И вот вместе с советским послом в Австрии мы направляемся в Маутхаузен. Машина мчится на большой скорости по шоссе, и мы, кажется, не успеваем обменяться несколькими фразами, как впереди вырастает город. Узкие улочки, покрытые булыжником. Аккуратные домики самых различных цветов и оттенков. Осматриваюсь по сторонам. Не здесь ли в мае сорок пятого года наши отряды дрались с фашистами? Не эти ли камни обагрены кровью наших бойцов?

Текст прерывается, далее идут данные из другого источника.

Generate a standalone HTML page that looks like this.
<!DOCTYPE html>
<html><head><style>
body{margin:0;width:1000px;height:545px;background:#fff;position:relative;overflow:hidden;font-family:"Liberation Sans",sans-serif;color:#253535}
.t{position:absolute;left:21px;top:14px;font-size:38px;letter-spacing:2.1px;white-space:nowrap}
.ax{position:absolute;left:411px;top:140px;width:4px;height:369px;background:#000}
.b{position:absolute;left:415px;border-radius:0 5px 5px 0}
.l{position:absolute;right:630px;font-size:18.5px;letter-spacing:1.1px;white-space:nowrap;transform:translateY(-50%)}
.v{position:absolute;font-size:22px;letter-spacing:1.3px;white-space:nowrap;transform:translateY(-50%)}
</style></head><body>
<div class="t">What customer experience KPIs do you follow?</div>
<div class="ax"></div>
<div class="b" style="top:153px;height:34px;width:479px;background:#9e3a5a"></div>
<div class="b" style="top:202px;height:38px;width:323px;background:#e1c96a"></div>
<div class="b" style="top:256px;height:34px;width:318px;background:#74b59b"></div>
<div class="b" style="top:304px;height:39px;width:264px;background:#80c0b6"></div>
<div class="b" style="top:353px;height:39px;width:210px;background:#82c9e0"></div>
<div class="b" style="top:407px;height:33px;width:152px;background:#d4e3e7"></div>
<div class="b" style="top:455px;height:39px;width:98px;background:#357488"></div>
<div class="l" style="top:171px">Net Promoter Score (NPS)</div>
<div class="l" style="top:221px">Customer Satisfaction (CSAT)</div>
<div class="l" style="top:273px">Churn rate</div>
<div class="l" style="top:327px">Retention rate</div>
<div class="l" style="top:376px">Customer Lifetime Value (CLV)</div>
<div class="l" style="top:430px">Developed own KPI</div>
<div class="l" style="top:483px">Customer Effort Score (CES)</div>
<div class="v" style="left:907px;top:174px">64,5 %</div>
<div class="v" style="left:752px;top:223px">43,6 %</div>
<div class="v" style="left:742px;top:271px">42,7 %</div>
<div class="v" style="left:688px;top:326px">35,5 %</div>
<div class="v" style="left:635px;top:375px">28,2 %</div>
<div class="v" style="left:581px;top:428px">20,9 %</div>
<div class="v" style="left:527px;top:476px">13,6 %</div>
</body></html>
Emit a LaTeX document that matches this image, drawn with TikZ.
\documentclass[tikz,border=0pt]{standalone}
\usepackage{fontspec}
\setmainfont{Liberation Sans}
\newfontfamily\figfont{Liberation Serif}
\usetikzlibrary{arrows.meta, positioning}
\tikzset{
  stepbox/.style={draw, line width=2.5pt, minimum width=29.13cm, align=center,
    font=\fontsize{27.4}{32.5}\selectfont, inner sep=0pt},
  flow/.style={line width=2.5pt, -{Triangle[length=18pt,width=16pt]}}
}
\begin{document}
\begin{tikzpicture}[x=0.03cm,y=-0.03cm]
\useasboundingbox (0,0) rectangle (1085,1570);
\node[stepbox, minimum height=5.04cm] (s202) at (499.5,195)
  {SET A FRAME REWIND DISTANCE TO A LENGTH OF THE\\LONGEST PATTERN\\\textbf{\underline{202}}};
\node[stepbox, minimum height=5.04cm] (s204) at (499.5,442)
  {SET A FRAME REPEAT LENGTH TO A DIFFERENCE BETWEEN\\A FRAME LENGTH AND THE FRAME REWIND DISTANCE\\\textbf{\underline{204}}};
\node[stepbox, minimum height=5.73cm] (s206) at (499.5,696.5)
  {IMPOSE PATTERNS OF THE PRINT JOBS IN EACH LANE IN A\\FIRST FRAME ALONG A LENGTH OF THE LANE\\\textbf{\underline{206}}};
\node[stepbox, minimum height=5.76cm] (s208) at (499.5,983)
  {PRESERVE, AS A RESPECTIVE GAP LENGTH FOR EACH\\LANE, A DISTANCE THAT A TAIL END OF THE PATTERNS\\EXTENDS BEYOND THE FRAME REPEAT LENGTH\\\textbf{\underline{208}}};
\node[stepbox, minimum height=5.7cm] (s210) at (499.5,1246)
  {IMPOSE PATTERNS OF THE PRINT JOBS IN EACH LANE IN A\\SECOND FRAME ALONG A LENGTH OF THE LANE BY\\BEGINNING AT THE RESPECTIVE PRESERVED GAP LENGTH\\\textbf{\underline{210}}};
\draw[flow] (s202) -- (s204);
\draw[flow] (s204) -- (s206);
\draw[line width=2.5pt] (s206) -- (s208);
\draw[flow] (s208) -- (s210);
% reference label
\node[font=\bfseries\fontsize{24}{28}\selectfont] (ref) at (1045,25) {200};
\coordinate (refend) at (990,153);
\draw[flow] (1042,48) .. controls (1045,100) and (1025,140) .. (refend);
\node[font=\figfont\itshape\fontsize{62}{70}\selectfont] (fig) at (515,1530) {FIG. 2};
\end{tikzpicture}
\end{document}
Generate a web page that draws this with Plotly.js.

Дорога, по краям густо обсаженная деревьями, круто подымается вверх. И снова передо мной всплывает прошлое: не по этой ли дороге эсэсовцы гнали нас галопом в лагерь? Сколько узников полегло здесь!
Последний поворот — и перед нами открывается широкая площадь, вся заставленная разноцветными автобусами и легковыми автомобилями. Прямо перед нами высятся некогда страшные стены концлагеря — молчаливые свидетели преступлений, которые свершались варварами двадцатого века. Стены потемнели, в расщелинах гранита пробивается зеленая трава. Многое осталось здесь, как было тогда. Поверх стен в несколько рядов колючая проволока на изоляторах. Сторожевые вышки. Массивное здание комендатуры, где в последние дни войны находился штаб восстания узников.
Правда, многие бараки снесены, осталось всего три. Снесен и двадцатый блок, откуда в феврале сорок пятого года совершили героический побег восемьсот заключенных. Остались и бункеры, и труба крематория подпирает небо, напоминая людям об ужасах минувшей войны.
Подойдя к главным воротам, мы сразу же оказались в крепких объятиях. Вот француз Эмиль Валле — веселый, жизнерадостный. Вот чех Индри Коталь, австриец Ганс Маршалек… И еще, и еще. Имена некоторых товарищей позабыты, но лица узнаем сразу. Обмениваемся рукопожатиями, громко приветствуем друг друга на разных языках.
Слышатся звуки траурной мелодии. Мы собираемся на митинг. И тут неожиданно начинается дождь. Природа как бы скорбит вместе с нами о тысячах замученных людей. Однако никто не покидает площади. В строгом молчании мы возлагаем венки у памятника советским людям, погибшим в лагере смерти, у памятника Герою Советского Союза генерал-лейтенанту Д. Карбышеву, чье имя стало символом мужества и верности воинскому долгу.
Открыв митинг, Ганс Маршалек первое слово предоставляет мне. Как и шестнадцать лет назад, я очень волнуюсь. Подхожу к микрофону. Невольно уста мои повторяют слова клятвы, которую бывшие узники дали здесь в мае сорок пятого года:
— Клянемся отдать все свои силы борьбе за мир во всем мире!
И снова, в ответ несется многотысячный рефрен:
— Клянемся!
Митинг длится недолго. Тучи быстро рассеиваются, над нами — чистое голубое небо. Но многие не расходятся, о чем-то оживленно толкуя. Что их волнует? Разговор идет о предстоящем приезде в Вену Никиты Сергеевича Хрущева для встречи с президентом США Джоном Кеннеди…
Шесть дней я и Сахаров пробыли в Австрии, и где бы мы не появлялись, везде слышали слова: Москва, Хрущев, мир…
Люди хотят мира, они ненавидят войну.
И я хотел бы, чтобы тот, кто прочитал эти записки, сказал:
— Вечное проклятье войне! Никогда мы не простим, фашистским палачам Освенцима, Майданека, Дахау, Заксенхаузена, Маутхаузена, где были загублены миллионы человеческих жизней. Только в одном концлагере Маутхаузен, по официальным данным, нашли мученическую смерть 32 тысячи советских граждан.